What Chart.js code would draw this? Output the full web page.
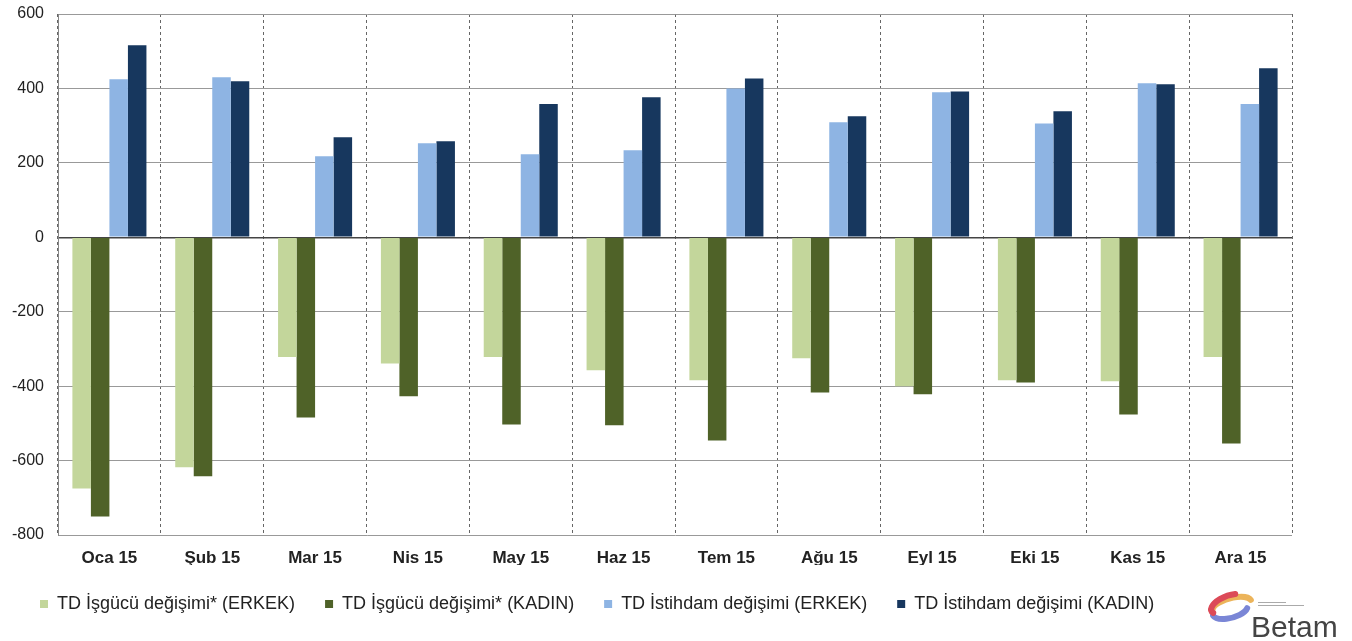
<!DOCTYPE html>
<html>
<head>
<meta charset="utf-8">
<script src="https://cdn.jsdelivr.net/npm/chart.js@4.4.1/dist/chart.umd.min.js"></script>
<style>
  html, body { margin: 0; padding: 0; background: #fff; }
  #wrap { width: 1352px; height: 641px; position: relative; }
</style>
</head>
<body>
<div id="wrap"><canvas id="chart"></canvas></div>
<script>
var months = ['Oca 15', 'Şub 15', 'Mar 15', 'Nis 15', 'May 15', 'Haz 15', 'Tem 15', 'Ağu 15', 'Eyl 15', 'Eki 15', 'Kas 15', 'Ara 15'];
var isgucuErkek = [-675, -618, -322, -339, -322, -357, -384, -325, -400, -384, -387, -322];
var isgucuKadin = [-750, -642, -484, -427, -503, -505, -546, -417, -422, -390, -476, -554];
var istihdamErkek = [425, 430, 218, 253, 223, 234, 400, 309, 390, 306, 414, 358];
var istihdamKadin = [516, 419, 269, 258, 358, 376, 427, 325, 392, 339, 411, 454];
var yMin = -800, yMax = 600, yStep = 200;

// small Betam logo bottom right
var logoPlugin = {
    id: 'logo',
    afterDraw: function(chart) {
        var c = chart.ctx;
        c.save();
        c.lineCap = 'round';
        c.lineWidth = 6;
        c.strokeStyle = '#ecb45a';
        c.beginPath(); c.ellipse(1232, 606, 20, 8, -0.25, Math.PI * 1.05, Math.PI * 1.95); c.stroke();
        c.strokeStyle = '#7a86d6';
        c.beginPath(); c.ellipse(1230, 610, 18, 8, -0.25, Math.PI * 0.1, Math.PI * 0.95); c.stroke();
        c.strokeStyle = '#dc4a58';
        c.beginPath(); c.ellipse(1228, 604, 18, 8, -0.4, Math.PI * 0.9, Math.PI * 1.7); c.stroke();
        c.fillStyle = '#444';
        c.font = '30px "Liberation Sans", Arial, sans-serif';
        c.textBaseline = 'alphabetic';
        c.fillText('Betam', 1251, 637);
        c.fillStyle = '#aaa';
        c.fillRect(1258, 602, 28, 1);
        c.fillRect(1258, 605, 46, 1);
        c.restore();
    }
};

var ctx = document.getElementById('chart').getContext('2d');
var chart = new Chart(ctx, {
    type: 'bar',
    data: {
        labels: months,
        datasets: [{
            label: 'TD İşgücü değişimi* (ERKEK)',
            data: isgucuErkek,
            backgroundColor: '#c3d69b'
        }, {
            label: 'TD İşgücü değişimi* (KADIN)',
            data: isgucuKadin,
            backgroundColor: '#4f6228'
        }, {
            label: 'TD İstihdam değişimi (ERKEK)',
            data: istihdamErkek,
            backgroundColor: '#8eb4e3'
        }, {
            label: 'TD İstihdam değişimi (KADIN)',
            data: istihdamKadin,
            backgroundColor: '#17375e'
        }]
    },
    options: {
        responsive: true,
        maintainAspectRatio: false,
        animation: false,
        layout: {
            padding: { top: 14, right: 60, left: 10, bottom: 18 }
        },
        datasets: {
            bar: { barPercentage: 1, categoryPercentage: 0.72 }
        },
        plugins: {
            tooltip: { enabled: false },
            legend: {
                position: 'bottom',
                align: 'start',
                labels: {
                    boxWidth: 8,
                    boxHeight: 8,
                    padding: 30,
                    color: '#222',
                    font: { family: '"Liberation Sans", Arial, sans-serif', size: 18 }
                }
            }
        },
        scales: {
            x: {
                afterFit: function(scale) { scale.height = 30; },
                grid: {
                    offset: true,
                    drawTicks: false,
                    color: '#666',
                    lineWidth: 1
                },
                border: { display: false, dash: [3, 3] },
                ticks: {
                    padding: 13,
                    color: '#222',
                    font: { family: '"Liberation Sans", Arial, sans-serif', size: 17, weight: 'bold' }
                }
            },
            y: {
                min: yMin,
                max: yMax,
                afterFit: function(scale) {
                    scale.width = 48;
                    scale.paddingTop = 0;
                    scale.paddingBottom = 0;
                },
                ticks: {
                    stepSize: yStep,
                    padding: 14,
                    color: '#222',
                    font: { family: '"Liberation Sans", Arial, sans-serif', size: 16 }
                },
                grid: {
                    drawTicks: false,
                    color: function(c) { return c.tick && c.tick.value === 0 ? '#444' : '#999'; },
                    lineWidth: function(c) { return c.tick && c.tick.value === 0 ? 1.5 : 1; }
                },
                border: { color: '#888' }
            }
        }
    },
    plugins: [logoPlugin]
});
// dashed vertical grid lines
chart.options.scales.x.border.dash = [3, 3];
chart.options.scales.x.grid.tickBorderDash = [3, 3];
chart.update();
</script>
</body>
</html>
__________________________________________________
Leave out the pictures and restate everything else word for word.

# Exercise response:
What Chart.js code would draw this? Output the full web page.
<!DOCTYPE html>
<html>
<head>
<meta charset="utf-8">
<script src="https://cdn.jsdelivr.net/npm/chart.js@4.4.1/dist/chart.umd.min.js"></script>
<style>
  html, body { margin: 0; padding: 0; background: #fff; }
  #wrap { width: 1352px; height: 641px; position: relative; }
</style>
</head>
<body>
<div id="wrap"><canvas id="chart"></canvas></div>
<script>
var months = ['Oca 15', 'Şub 15', 'Mar 15', 'Nis 15', 'May 15', 'Haz 15', 'Tem 15', 'Ağu 15', 'Eyl 15', 'Eki 15', 'Kas 15', 'Ara 15'];
var isgucuErkek = [-675, -618, -322, -339, -322, -357, -384, -325, -400, -384, -387, -322];
var isgucuKadin = [-750, -642, -484, -427, -503, -505, -546, -417, -422, -390, -476, -554];
var istihdamErkek = [425, 430, 218, 253, 223, 234, 400, 309, 390, 306, 414, 358];
var istihdamKadin = [516, 419, 269, 258, 358, 376, 427, 325, 392, 339, 411, 454];
var yMin = -800, yMax = 600, yStep = 200;

// small Betam logo bottom right
var logoPlugin = {
    id: 'logo',
    afterDraw: function(chart) {
        var c = chart.ctx;
        c.save();
        c.lineCap = 'round';
        c.lineWidth = 6;
        c.strokeStyle = '#ecb45a';
        c.beginPath(); c.ellipse(1232, 606, 20, 8, -0.25, Math.PI * 1.05, Math.PI * 1.95); c.stroke();
        c.strokeStyle = '#7a86d6';
        c.beginPath(); c.ellipse(1230, 610, 18, 8, -0.25, Math.PI * 0.1, Math.PI * 0.95); c.stroke();
        c.strokeStyle = '#dc4a58';
        c.beginPath(); c.ellipse(1228, 604, 18, 8, -0.4, Math.PI * 0.9, Math.PI * 1.7); c.stroke();
        c.fillStyle = '#444';
        c.font = '30px "Liberation Sans", Arial, sans-serif';
        c.textBaseline = 'alphabetic';
        c.fillText('Betam', 1251, 637);
        c.fillStyle = '#aaa';
        c.fillRect(1258, 602, 28, 1);
        c.fillRect(1258, 605, 46, 1);
        c.restore();
    }
};

var ctx = document.getElementById('chart').getContext('2d');
var chart = new Chart(ctx, {
    type: 'bar',
    data: {
        labels: months,
        datasets: [{
            label: 'TD İşgücü değişimi* (ERKEK)',
            data: isgucuErkek,
            backgroundColor: '#c3d69b'
        }, {
            label: 'TD İşgücü değişimi* (KADIN)',
            data: isgucuKadin,
            backgroundColor: '#4f6228'
        }, {
            label: 'TD İstihdam değişimi (ERKEK)',
            data: istihdamErkek,
            backgroundColor: '#8eb4e3'
        }, {
            label: 'TD İstihdam değişimi (KADIN)',
            data: istihdamKadin,
            backgroundColor: '#17375e'
        }]
    },
    options: {
        responsive: true,
        maintainAspectRatio: false,
        animation: false,
        layout: {
            padding: { top: 14, right: 60, left: 10, bottom: 18 }
        },
        datasets: {
            bar: { barPercentage: 1, categoryPercentage: 0.72 }
        },
        plugins: {
            tooltip: { enabled: false },
            legend: {
                position: 'bottom',
                align: 'start',
                labels: {
                    boxWidth: 8,
                    boxHeight: 8,
                    padding: 30,
                    color: '#222',
                    font: { family: '"Liberation Sans", Arial, sans-serif', size: 18 }
                }
            }
        },
        scales: {
            x: {
                afterFit: function(scale) { scale.height = 30; },
                grid: {
                    offset: true,
                    drawTicks: false,
                    color: '#666',
                    lineWidth: 1
                },
                border: { display: false, dash: [3, 3] },
                ticks: {
                    padding: 13,
                    color: '#222',
                    font: { family: '"Liberation Sans", Arial, sans-serif', size: 17, weight: 'bold' }
                }
            },
            y: {
                min: yMin,
                max: yMax,
                afterFit: function(scale) {
                    scale.width = 48;
                    scale.paddingTop = 0;
                    scale.paddingBottom = 0;
                },
                ticks: {
                    stepSize: yStep,
                    padding: 14,
                    color: '#222',
                    font: { family: '"Liberation Sans", Arial, sans-serif', size: 16 }
                },
                grid: {
                    drawTicks: false,
                    color: function(c) { return c.tick && c.tick.value === 0 ? '#444' : '#999'; },
                    lineWidth: function(c) { return c.tick && c.tick.value === 0 ? 1.5 : 1; }
                },
                border: { color: '#888' }
            }
        }
    },
    plugins: [logoPlugin]
});
// dashed vertical grid lines
chart.options.scales.x.border.dash = [3, 3];
chart.options.scales.x.grid.tickBorderDash = [3, 3];
chart.update();
</script>
</body>
</html>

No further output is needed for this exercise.